Brief History of test tooling

In the mid 1990s, nightly (or even weekly!) tests were a big thing. They could be slow because they just needed to finish overnight (but that didn't mean they were especially thorough, computers were just slower back then.)

By the late 1990s and early 2000s, part of having version control was having single points of Intentional Change where all of the files were consistent and you could at least expect the build to work, and maybe even the product itself. CruiseControl came out of ThoughtWorks in 2001 and popularized actually doing that build every possible time, with a straightforward java tool that could just watch for changes (and wait for a repo to "settle" since CVS at that point was only a loose collection of versioned files, fully mechanical multi-file commits didn't catch on until Subversion started replacing CVS a couple of years later.) While it wasn't associated with particularly sophisticated testing, simply knowing "who broke the build"⁶ in less than a day was powerful.

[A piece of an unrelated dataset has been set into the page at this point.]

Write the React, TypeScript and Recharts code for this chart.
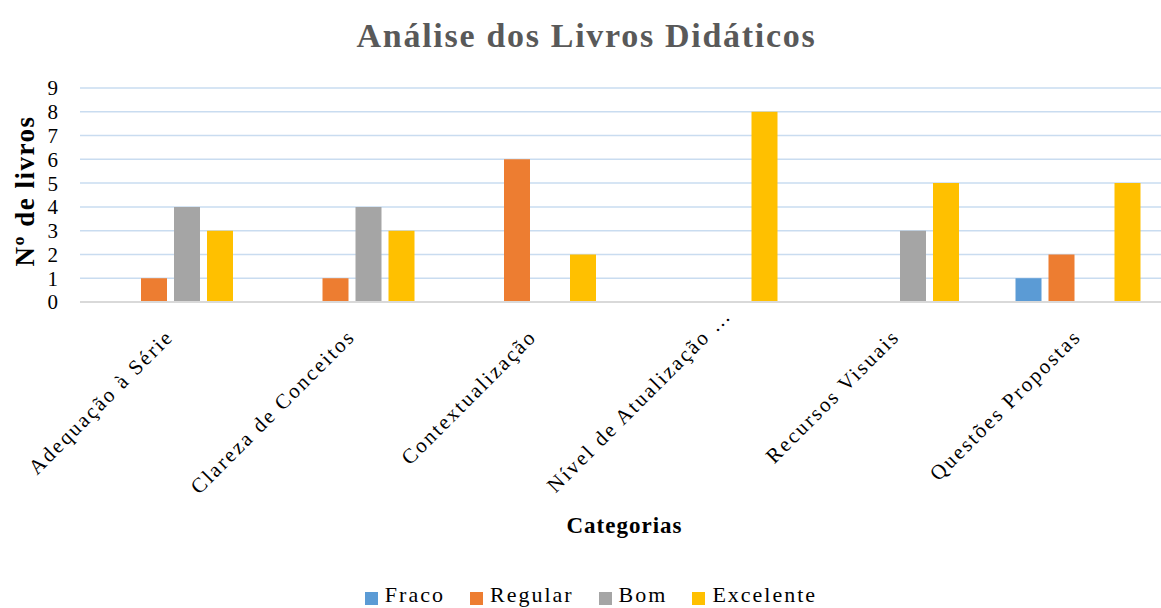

Eventually having feature branches, and tests before merging, became normalized with systems like Hudson/Jenkins and Atlassian Bamboo in the late 2000's and early 2010's; Bamboo could even auto-detect merge-candidate branches, test them, and record the test results directly in the pull request review page. (By 2020 pretty much every multi-user version control interface had some form of this available, with varying degrees of enforcement vs. cooperation.)

Conclusion

There's as much work and detail in testing as there is in building the software itself; while "bits" don't decay, any interesting software system or subsystem has a sophisticated organic interaction within its ecosystem, and static code doesn't respond to that - testing can act as "life support" and at very least as "early warning" that the world is changing around it.